Em todos esses avanços houve a participação da Embrapa, que liderou
organizações estaduais de pesquisas e fundações privadas de pesquisa
Agropecuária. A empresa tem indisputável liderança institucional, de hardware e
bramwarey em C&T no Brasil. Assim, foi decisiva para levar o Brasil à
liderança na produção de alimentos para o próprio País e para o mundo.

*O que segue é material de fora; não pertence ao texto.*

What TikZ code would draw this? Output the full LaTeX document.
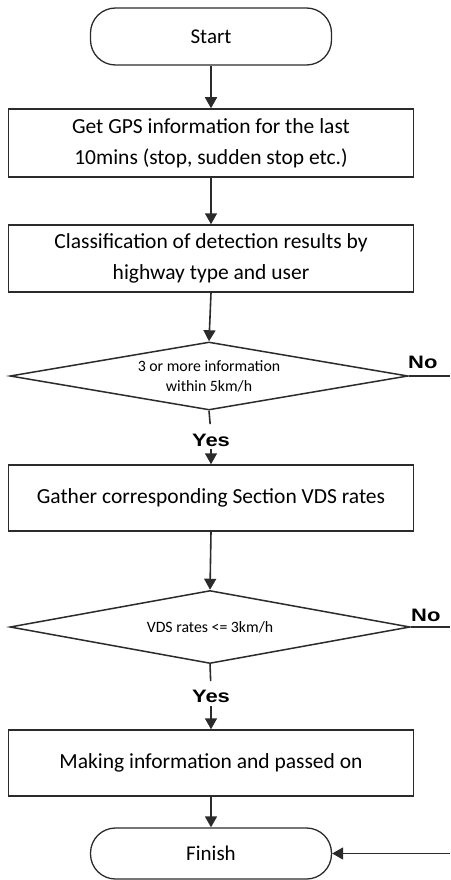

Tanto quanto a Coreia nas suas indústrias líderes, a agropecuária brasileira
tem uma força de trabalho com elevado nível de capacitação tecnológica e
altamente treinada em métodos sofisticados de plantio e colheita - na
Agricultura de precisão, por exemplo.
A Coreia passou por três fases: 1) nos anos 1960 e 1970 a tônica foi
a promoção da tecnologia; 2) nos anos 80 e 90, a ênfase foi
desenvolver a capacidade de P&D; 3) dos anos 90 até hoje foram feitos
investimentos em C&T e sistemas de inovação.
Tanto quanto na Coreia, na
agropecuária brasileira o papel dos governos nos avanços da ciência, tecnologia
e inovação foi decisivo. A Coreia organizou seus centros de P&D registrados
na Associação Coreana de Tecnologia Industrial.

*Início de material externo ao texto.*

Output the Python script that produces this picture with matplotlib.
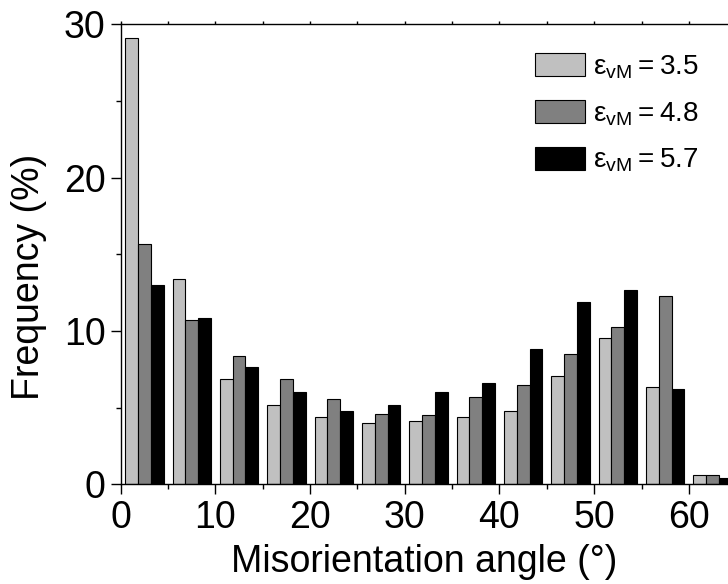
import numpy as np
import matplotlib
matplotlib.use("Agg")
import matplotlib.pyplot as plt
from matplotlib.ticker import MultipleLocator

plt.rcParams['font.family'] = ['Liberation Sans', 'DejaVu Sans']
plt.rcParams['mathtext.fontset'] = 'custom'
plt.rcParams['mathtext.rm'] = 'Liberation Sans'
plt.rcParams['mathtext.default'] = 'regular'

# bin centres of the 5 degree misorientation bins
angles = [2.5, 7.5, 12.5, 17.5, 22.5, 27.5, 32.5, 37.5, 42.5, 47.5, 52.5, 57.5, 62.5]

# frequency (%) for each strain level
freq_35 = [29.1, 13.4, 6.9, 5.2, 4.4, 4.0, 4.15, 4.4, 4.75, 7.05, 9.55, 6.35, 0.6]
freq_48 = [15.65, 10.7, 8.35, 6.9, 5.55, 4.6, 4.5, 5.7, 6.5, 8.5, 10.25, 12.25, 0.6]
freq_57 = [13.0, 10.85, 7.65, 6.05, 4.8, 5.2, 6.0, 6.6, 8.85, 11.9, 12.7, 6.2, 0.4]

labels = [r'$\mathregular{ε_{vM}=3.5}$', r'$\mathregular{ε_{vM}=4.8}$', r'$\mathregular{ε_{vM}=5.7}$']
colors = ['#c0c0c0', '#808080', '#000000']

W, H = 728, 584
fig = plt.figure(figsize=(W / 100, H / 100), dpi=100)
ax = fig.add_axes([120.7 / W, 1 - 484.3 / H, 1 - 120.7 / W, (484.3 - 24.3) / H])

x = np.array(angles)
bw = 1.35
for i, (vals, c, lab) in enumerate(zip([freq_35, freq_48, freq_57], colors, labels)):
    ax.bar(x + (i - 1) * bw, vals, width=bw, color=c, edgecolor='black',
           linewidth=0.8, label=lab, zorder=2)

ax.set_xlim(0, 64.13)
ax.set_ylim(0, 30)
ax.xaxis.set_major_locator(MultipleLocator(10))
ax.xaxis.set_minor_locator(MultipleLocator(5))
ax.yaxis.set_major_locator(MultipleLocator(10))
ax.yaxis.set_minor_locator(MultipleLocator(5))

ax.spines['right'].set_visible(False)
for s in ['left', 'bottom', 'top']:
    ax.spines[s].set_linewidth(1.0)

ax.tick_params(axis='both', which='major', direction='out', length=7, width=1.0,
               labelsize=27, pad=4)
ax.tick_params(axis='both', which='minor', direction='out', length=3.6, width=1.0)
ax.tick_params(axis='x', which='both', top=True, labeltop=False)
# top ticks are just small marks on the frame
for t in ax.xaxis.get_major_ticks() + ax.xaxis.get_minor_ticks():
    t.tick2line.set_markersize(2)

ax.set_xlabel('Misorientation angle (°)', fontsize=27)
ax.set_ylabel('Frequency (%)', fontsize=27)
ax.yaxis.set_label_coords(-0.122, 0.4507)
ax.xaxis.set_label_coords(0.5, -0.13)

ax.legend(loc='upper left', bbox_to_anchor=(535.3 / W, 1 - 53 / H),
          bbox_transform=fig.transFigure, frameon=False, fontsize=20,
          handlelength=1.8, handleheight=0.89, handletextpad=0.27,
          labelspacing=0.7, borderpad=0, borderaxespad=0)

fig.savefig('out.png', dpi=100)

A Embrapa, guardadas as devidas
proporções, também se organizou em 47 centros de pesquisa, concentrando
recursos, perseguindo sem desconti-nuidade um modelo de inovação tecnológica
induzida por estímulos de mercado desde os anos 1970 até hoje.
A Coreia tem na indústria um desenvolvimento emblemático. Seguindo os mesmos
passos, o Brasil é hoje o país líder no domínio da tecnologia para a
Agricultura tropical. O caminho do desenvolvimento é conhecido. Trilhá-lo
requer persistência e continuidade.
O apoio indireto do governo é importante,
mas é o mercado, reagindo à concorrência, induzindo a inovação, que assegura
êxito no mundo globalizado. Os demais setores da economia, a indústria em
particular, têm muito que aprender com a trajetória da pesquisa na Agricultura
- o único caminho para sustentação da competitividade no longo prazo.